Exercise description — In the records below, reproduce exactly the lines from the one containing "Emit a web page" through the one containing "const yTicks = [0, 0.1, 0.2, 0.3, 0.4, 0.5];", both included, and omit the pictures.

Dataset records
○ ○ ○ ○ ○

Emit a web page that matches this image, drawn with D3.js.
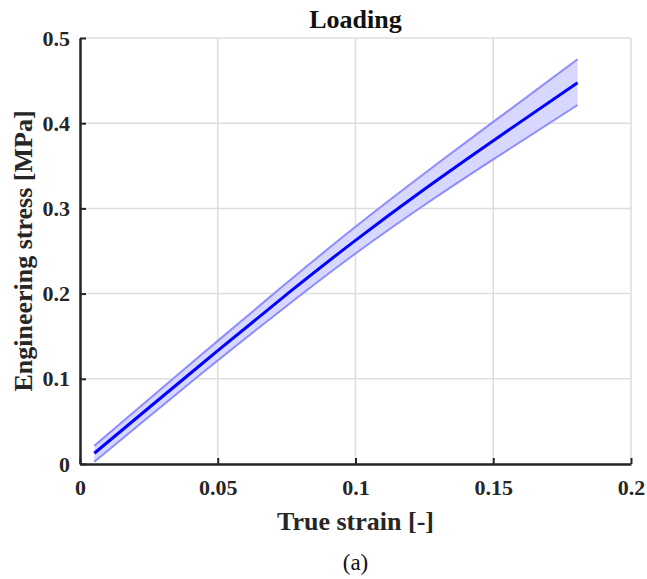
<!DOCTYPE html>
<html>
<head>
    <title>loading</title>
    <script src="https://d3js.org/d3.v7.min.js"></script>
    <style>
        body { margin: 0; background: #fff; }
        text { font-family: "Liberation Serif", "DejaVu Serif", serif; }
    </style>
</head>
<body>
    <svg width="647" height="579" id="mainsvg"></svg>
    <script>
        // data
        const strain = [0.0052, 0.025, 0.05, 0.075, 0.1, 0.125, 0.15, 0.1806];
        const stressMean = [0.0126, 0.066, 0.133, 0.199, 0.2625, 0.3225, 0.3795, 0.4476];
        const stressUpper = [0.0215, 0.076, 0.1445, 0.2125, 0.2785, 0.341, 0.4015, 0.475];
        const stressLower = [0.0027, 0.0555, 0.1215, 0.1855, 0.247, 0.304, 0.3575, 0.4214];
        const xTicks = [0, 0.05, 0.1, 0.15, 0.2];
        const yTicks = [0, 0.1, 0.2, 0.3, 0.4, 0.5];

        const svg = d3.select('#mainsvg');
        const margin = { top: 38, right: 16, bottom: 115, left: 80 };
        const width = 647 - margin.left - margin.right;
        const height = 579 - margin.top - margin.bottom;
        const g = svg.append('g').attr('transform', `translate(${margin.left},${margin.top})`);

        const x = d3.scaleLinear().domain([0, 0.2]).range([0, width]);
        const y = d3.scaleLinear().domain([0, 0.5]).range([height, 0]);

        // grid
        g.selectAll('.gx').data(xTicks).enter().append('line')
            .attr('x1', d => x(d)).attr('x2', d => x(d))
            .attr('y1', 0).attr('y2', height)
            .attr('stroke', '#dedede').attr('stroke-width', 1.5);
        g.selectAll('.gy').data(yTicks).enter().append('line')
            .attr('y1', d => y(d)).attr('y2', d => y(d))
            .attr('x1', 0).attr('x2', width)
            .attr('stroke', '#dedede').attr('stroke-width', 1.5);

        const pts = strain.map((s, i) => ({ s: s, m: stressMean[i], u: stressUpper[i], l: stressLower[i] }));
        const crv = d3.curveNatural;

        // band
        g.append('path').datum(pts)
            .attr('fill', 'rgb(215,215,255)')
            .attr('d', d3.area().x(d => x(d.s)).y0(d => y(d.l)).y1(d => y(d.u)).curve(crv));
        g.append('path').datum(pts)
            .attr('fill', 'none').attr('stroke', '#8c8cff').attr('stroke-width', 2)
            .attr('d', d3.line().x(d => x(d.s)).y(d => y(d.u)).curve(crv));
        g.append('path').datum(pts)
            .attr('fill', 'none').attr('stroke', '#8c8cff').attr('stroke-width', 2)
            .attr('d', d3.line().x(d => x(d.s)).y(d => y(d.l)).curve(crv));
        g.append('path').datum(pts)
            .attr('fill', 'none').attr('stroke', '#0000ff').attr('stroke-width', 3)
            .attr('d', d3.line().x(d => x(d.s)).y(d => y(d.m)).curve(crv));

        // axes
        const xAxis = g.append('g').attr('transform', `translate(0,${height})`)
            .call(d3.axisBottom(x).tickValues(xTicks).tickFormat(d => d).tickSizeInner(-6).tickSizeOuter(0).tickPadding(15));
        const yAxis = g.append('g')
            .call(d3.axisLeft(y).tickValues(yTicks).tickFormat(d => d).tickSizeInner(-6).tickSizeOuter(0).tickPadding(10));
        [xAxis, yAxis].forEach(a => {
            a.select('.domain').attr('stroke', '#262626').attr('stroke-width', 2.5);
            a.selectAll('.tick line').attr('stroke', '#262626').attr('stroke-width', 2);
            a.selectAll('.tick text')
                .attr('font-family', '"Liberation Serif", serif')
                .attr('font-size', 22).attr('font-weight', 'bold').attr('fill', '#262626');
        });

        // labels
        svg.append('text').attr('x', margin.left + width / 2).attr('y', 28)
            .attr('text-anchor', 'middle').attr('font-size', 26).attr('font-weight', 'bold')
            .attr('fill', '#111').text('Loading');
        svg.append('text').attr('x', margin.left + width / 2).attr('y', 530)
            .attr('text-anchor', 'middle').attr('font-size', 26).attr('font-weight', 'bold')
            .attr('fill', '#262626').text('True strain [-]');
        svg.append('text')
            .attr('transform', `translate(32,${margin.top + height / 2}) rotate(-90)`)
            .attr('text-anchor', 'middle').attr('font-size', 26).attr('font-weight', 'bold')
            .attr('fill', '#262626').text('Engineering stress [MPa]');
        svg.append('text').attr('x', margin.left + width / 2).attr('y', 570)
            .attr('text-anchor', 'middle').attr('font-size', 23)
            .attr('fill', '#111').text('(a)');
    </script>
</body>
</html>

○ ○ ○ ○ ○

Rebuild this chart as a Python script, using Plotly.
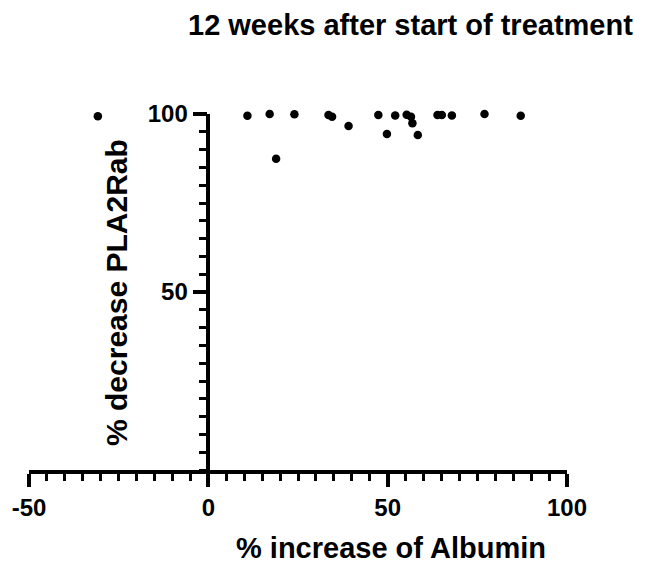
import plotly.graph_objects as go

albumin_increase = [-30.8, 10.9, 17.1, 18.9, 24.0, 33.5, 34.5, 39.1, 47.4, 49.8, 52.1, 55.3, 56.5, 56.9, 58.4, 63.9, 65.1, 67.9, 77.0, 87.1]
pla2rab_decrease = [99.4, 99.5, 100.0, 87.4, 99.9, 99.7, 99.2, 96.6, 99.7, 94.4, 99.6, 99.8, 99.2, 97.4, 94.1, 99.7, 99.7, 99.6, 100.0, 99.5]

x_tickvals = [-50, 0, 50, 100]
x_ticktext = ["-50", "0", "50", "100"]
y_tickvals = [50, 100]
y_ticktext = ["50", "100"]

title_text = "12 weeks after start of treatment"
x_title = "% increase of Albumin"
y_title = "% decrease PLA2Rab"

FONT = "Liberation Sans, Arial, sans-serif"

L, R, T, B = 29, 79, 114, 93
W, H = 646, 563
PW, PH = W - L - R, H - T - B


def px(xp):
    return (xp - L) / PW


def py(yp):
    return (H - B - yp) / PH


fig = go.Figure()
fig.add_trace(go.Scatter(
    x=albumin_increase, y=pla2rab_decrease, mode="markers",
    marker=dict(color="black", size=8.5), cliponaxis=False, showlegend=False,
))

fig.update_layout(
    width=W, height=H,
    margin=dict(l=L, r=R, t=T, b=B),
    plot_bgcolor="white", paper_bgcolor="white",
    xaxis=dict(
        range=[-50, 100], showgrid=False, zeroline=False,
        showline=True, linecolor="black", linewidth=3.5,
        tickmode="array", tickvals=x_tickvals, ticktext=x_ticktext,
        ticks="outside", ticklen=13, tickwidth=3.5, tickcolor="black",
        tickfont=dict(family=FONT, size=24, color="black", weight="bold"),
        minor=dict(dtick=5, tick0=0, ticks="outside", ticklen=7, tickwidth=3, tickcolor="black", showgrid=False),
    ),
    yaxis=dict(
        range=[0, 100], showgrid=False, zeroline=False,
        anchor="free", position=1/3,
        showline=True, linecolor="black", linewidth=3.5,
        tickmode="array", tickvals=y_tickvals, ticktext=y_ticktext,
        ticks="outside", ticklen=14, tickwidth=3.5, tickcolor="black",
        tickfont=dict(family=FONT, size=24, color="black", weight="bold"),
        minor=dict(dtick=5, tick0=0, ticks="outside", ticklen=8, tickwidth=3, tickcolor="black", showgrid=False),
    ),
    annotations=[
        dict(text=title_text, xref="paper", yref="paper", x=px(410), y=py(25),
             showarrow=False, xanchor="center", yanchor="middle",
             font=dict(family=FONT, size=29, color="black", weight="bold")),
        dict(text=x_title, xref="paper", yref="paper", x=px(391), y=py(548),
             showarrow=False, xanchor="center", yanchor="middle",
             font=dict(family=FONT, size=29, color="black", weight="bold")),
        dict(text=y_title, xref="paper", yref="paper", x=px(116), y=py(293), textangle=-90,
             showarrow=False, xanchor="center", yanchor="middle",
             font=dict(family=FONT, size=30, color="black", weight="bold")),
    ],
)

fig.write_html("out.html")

○ ○ ○ ○ ○

Written answer —
Emit a web page that matches this image, drawn with D3.js.
<!DOCTYPE html>
<html>
<head>
    <title>loading</title>
    <script src="https://d3js.org/d3.v7.min.js"></script>
    <style>
        body { margin: 0; background: #fff; }
        text { font-family: "Liberation Serif", "DejaVu Serif", serif; }
    </style>
</head>
<body>
    <svg width="647" height="579" id="mainsvg"></svg>
    <script>
        // data
        const strain = [0.0052, 0.025, 0.05, 0.075, 0.1, 0.125, 0.15, 0.1806];
        const stressMean = [0.0126, 0.066, 0.133, 0.199, 0.2625, 0.3225, 0.3795, 0.4476];
        const stressUpper = [0.0215, 0.076, 0.1445, 0.2125, 0.2785, 0.341, 0.4015, 0.475];
        const stressLower = [0.0027, 0.0555, 0.1215, 0.1855, 0.247, 0.304, 0.3575, 0.4214];
        const xTicks = [0, 0.05, 0.1, 0.15, 0.2];
        const yTicks = [0, 0.1, 0.2, 0.3, 0.4, 0.5];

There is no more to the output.